Thursday, May 4, 2017

For Some Tests, There's No Easy A

by Stacey Fearheiley

If you listened to this week's POPeration! podcast you know that Eric and I talked about women in pop culture and in media in particular.  The unfairness monetarily and in role availability specifically.  We talked about how there were so many fewer female roles than male and that the quality of those roles was often insulting.  Eric brought up the Bechdel test.

The Bechdel test asks whether a work of fiction features at least two women or girls who talk to each other about something other than a man or boy.  (Thank you, Wikipedia.)  

What we didn't talk about were variations to that "test". In one variation, a comic book writer stated that her "sexy lamp test" was if a sexy lamp could take the place of your female character and the plots still worked, you should probably do another draft. Thus create a better female character. This intrigued me. Can these tests be used in real life; everyday living; in every day situations?


Do I leave a conversation with a girl friend if we're just talking about her husband or boyfriend?   Can I have a discussion with my female HR rep about my male boss and thus fail?  Do I give that colleague who contributes to my brainstorming meeting as much as a chair to the Salvation Army?

As a feminist, I want to be all gung ho about keeping the world as fair and safe for women as it is for men.  I want equality.  The Bechdel "tests" and its derivations, while evolving from the idea helping to that end,  are not perfect.  Indeed they weren't really meant to be.  They were and are created to just hold a mirror up and say, "look where and who we are.  Do we want to change?  Is this ok?  How can we improve?"

But they are being used in a more weighted way.  Critics are right in that "passing" any of these "tests" does not prove quality, or art.  It doesn't quantify a good story or characters.
As a writer and artist, the idea that I must create characters who are equal to each other, in any way, feels stifling.  I resent it.  I should be able to create characters who have the traits and values I want them to have...they may be male, female, gay, straight, black, white, good or bad.  And therein lies the battle.

Now, clearly no one is making film makers or writers put female characters in their pieces...there are too many male/male buddy movies for that to be a thing.  But maybe we do need to let those who DO write female characters have more opportunities.  Thereby more choices for characters to talk about more than men and more plot lines than those driven by men.


Eric and I mentioned Thelma and Louise, from 1991.  But there have been more recent examples. They include the Ghostbusters (2016), Wonder Woman (2017), Table 19 (2017), Bad Moms (2016) and The Girl on the Train (2016).  

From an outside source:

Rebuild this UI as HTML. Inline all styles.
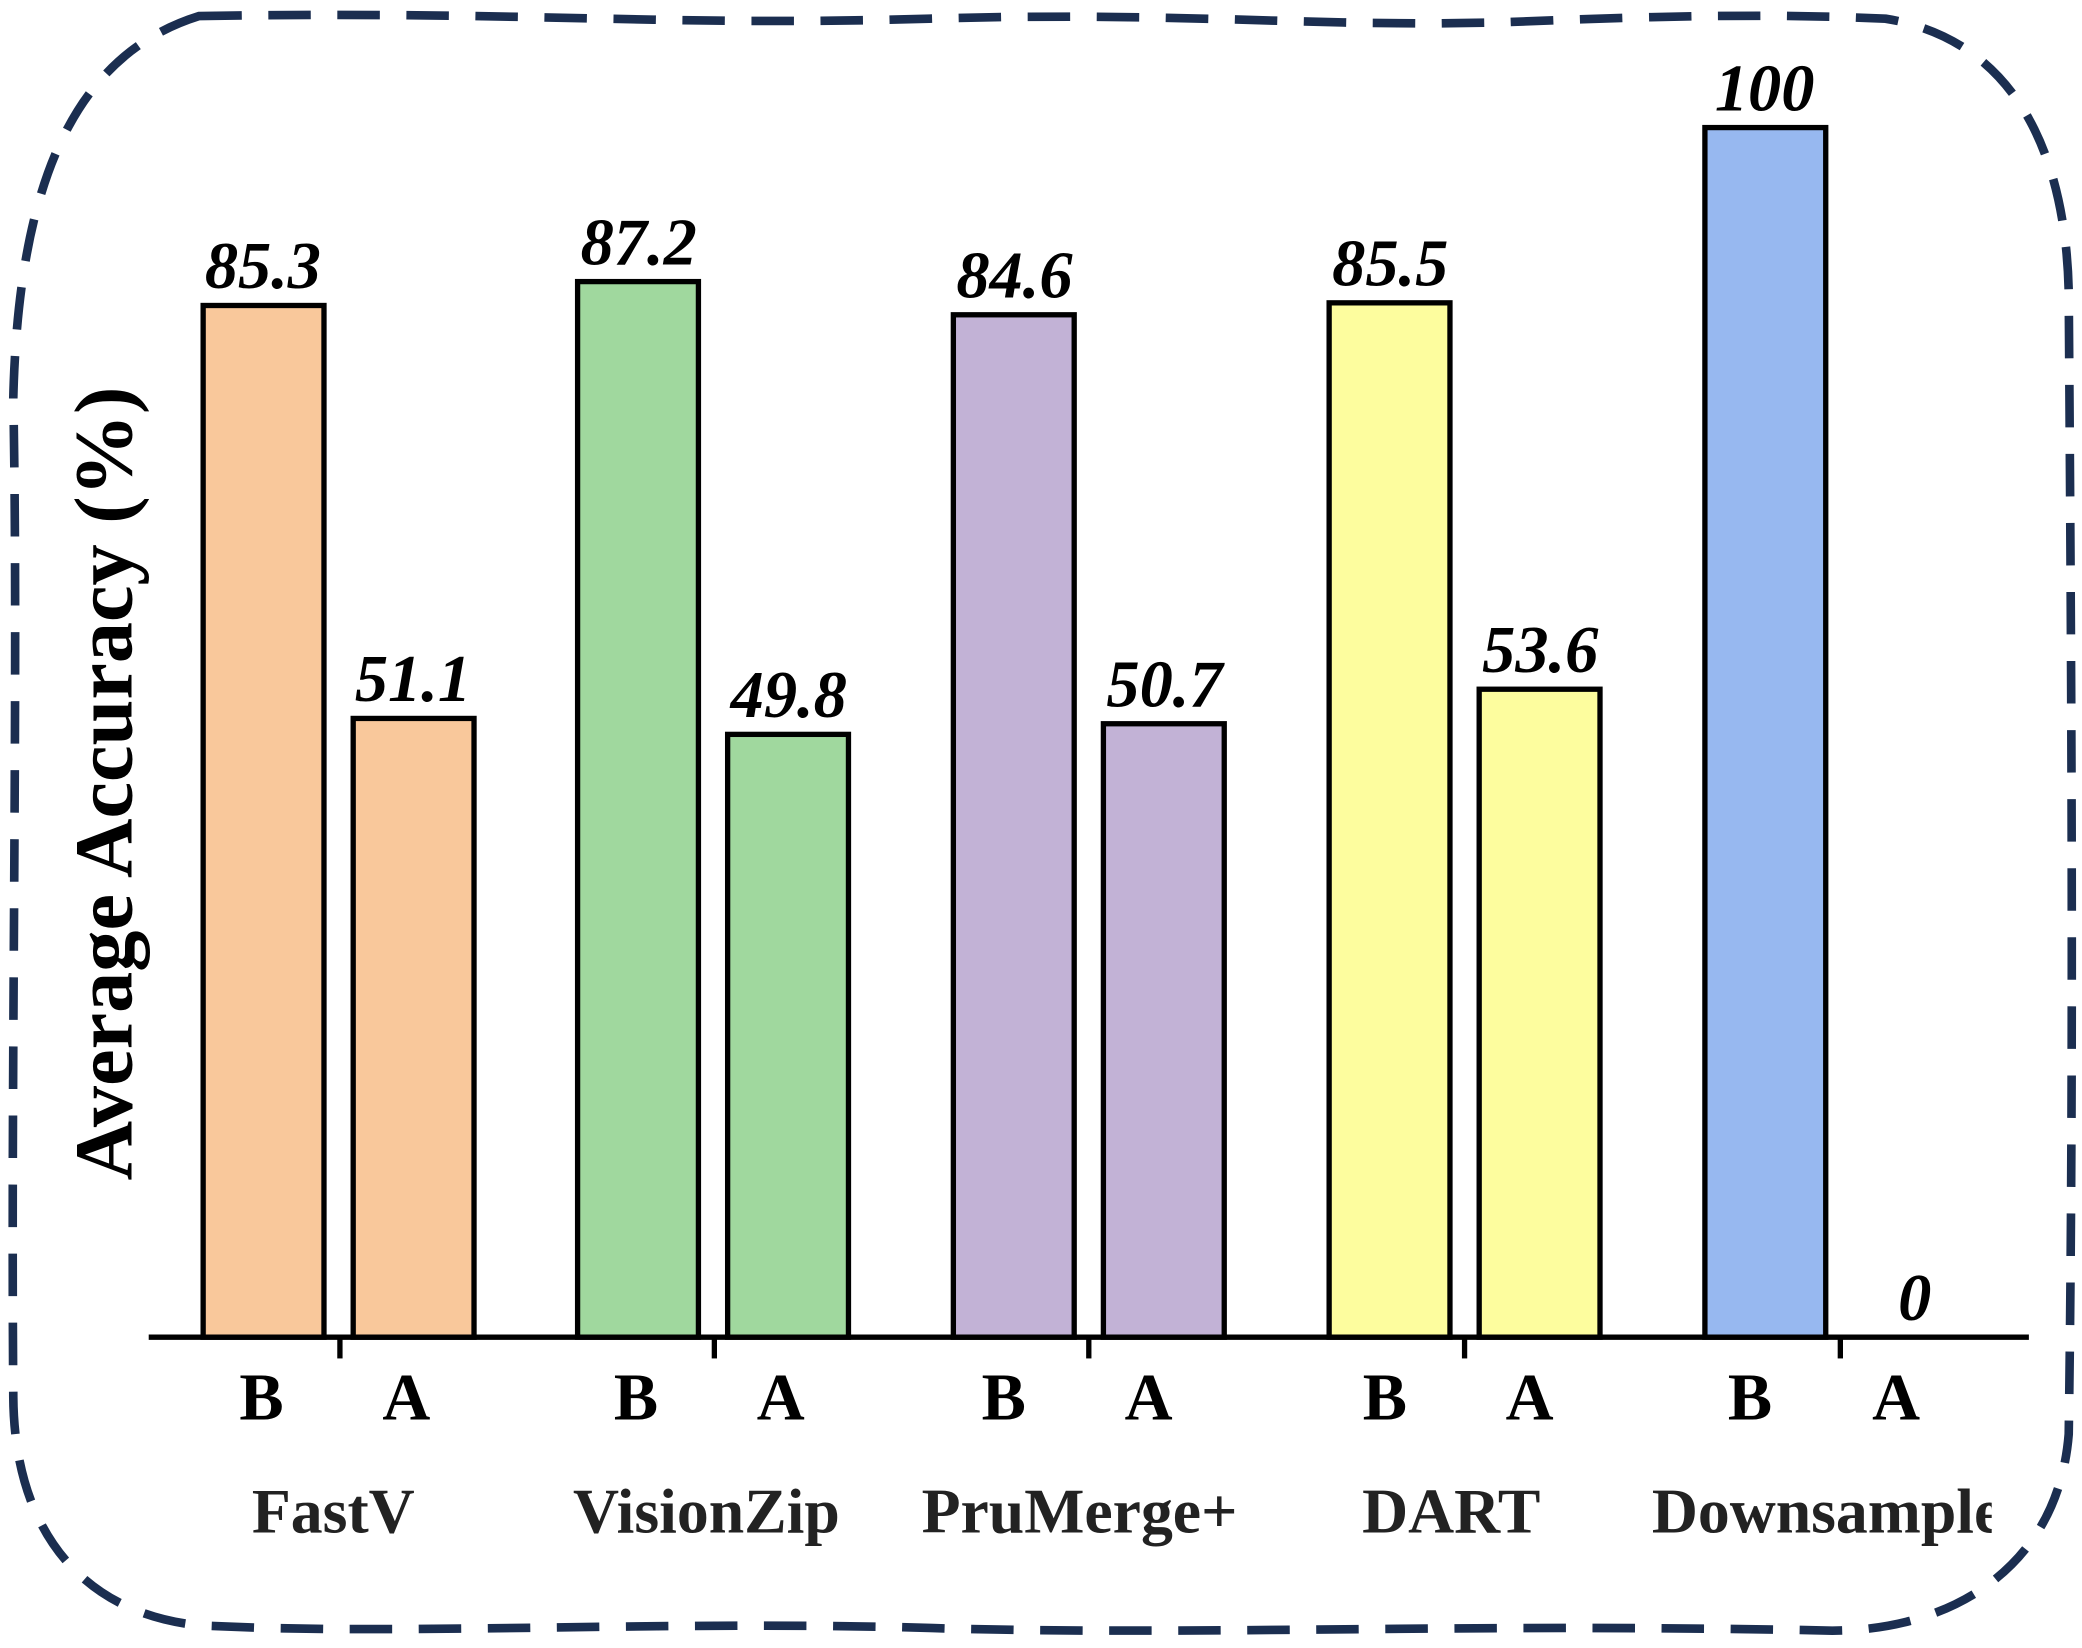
<!DOCTYPE html>
<html><head><style>html,body{margin:0;padding:0;background:#fff;}svg{display:block}</style></head>
<body>
<svg width="2082" height="1648" viewBox="0 0 1568 1241" xmlns="http://www.w3.org/2000/svg">
<defs><clipPath id="c"><rect x="0" y="0" width="1500" height="1241"/></clipPath></defs>
<path d="M150,12 C400,8 500,20 700,14 C900,8 1000,22 1150,16 C1250,12 1330,10 1420,14 C1520,30 1556,120 1558,220 C1560,500 1562,800 1558,1080 C1550,1180 1470,1228 1380,1228 C1100,1222 900,1232 700,1226 C500,1220 300,1232 150,1224 C60,1215 10,1150 10,1050 C8,800 14,500 10,300 C14,130 60,40 150,12 Z" fill="none" stroke="#1B2E50" stroke-width="6.5" stroke-dasharray="32 20"/>
<g stroke="#000" stroke-width="4">
<rect x="153" y="230" width="91" height="777" fill="#F9C89B"/>
<rect x="266" y="541" width="91" height="466" fill="#F9C89B"/>
<rect x="435" y="212" width="91" height="795" fill="#A0D89E"/>
<rect x="548" y="553" width="91" height="454" fill="#A0D89E"/>
<rect x="718" y="237" width="91" height="770" fill="#C2B2D6"/>
<rect x="831" y="545" width="91" height="462" fill="#C2B2D6"/>
<rect x="1001" y="228" width="91" height="779" fill="#FDFD9E"/>
<rect x="1114" y="519" width="91" height="488" fill="#FDFD9E"/>
<rect x="1284" y="96" width="91" height="911" fill="#97B8F0"/>
<line x1="112" y1="1007" x2="1528" y2="1007"/>
<line x1="256" y1="1007" x2="256" y2="1023"/>
<line x1="538" y1="1007" x2="538" y2="1023"/>
<line x1="820" y1="1007" x2="820" y2="1023"/>
<line x1="1103" y1="1007" x2="1103" y2="1023"/>
<line x1="1386" y1="1007" x2="1386" y2="1023"/>
</g>
<g font-family="Liberation Serif, serif" font-weight="bold" font-style="italic" font-size="50" text-anchor="middle">
<text x="198" y="217">85.3</text><text x="311" y="528">51.1</text>
<text x="481" y="199">87.2</text><text x="594" y="540">49.8</text>
<text x="764" y="224">84.6</text><text x="877" y="532">50.7</text>
<text x="1047" y="215">85.5</text><text x="1160" y="506">53.6</text>
<text x="1329" y="83">100</text><text x="1442" y="994">0</text>
</g>
<g font-family="Liberation Serif, serif" font-weight="bold" font-size="50" text-anchor="middle">
<text x="197" y="1069">B</text><text x="306" y="1069">A</text>
<text x="479" y="1069">B</text><text x="588" y="1069">A</text>
<text x="756" y="1069">B</text><text x="865" y="1069">A</text>
<text x="1043" y="1069">B</text><text x="1152" y="1069">A</text>
<text x="1318" y="1069">B</text><text x="1428" y="1069">A</text>
</g>
<g font-family="Liberation Serif, serif" font-weight="bold" font-size="48" text-anchor="middle" fill="#222">
<text x="251" y="1154">FastV</text>
<text x="532" y="1154">VisionZip</text>
<text x="813" y="1154">PruMerge+</text>
<text x="1093" y="1154">DART</text>
<text x="1376" y="1154" clip-path="url(#c)">Downsample</text>
</g>
<text transform="translate(99,590) rotate(-90)" font-family="Liberation Serif, serif" font-weight="bold" font-size="62" text-anchor="middle">Average Accuracy (%)</text>
</svg>
</body></html>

This is by no means an extensive list...there are MANY more, but these were hits and/or bigger budget gigs.  These had marketing money spent on them.  And all were clearly female in brand.

These are facts that make me feel better. The wins, if you will...not the losses.

If the Bechdel test, and those like it, do anything, it is to keep us thinking and aware of the inequalities still out there.  Awareness is key.  Admitting there is a problem is the first step.